De Raimundo Matos de Leão, QUEM CONTO UM CONTO, AUMENTA UM PONTO, com ilustrações de Sérgio Palmiro (Saraiva, 2002)


... eis o livro, eis o texto teatral QUEM CONTA UM CONTO, AUMENTA UM PONTO, indicado ao Prêmio Mambembe de 1980 e que nos traz cinco histórias cadenciadas resgatando a tradição oral. No palco, um cantador movimenta os atores e a fantasia do público rumo a um grande festejo de cores!

Tão logo os atores se reúnem, o contador tira a primeira de cinco histórias que ouviu quando menino, sentado na porta da rua em noite de lua cheia. Tem rei, rainha e príncipe, é um velho conto de magia europeu com as desventuras do Príncipe Lagartão. Depois, sai a contar um caso de muito grude, a facécia ligeira e engraçada do macaco preso a uma boneca de cera, seguida pela história da Menina dos Brincos de Ouro que acabou presa no surrão, com a mítica figura do Homem do Saco. A quarta história é uma lenda que explica como rato, gato e cachorro tornaram-se inimigos. Por fim, uma façanha heróica de Lampião, acontecida num certo mês de fevereiro... No meio de muita poeira, quando o cangaceiro bota fogo no inferno e faz a diabada vir abaixo na hora em que a ripa vadeia!

É oportuna a publicação do texto de Raimundo Matos de Leão.
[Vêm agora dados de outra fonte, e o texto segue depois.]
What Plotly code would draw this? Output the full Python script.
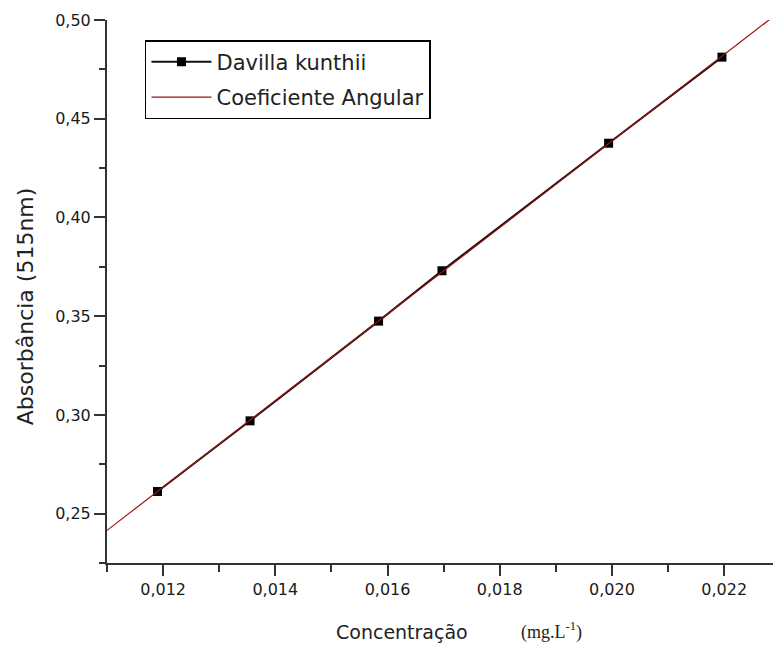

Nas palavras de Regina Zilberman, “teatro para ninguém botar defeito, ainda mais porque valoriza a tradição popular, diverte, e dá a maior força para os que parecem dominados, mas têm coragem e energia suficiente para mudar sua sorte. Sua poesia e linguagem em tom brasileiro fazem a gente desejar se aprofundar em nosso folclore e em nosso teatro, abrindo caminho para, num passo seguinte, conhecer a obra de Ariano Suassuna, por exemplo.”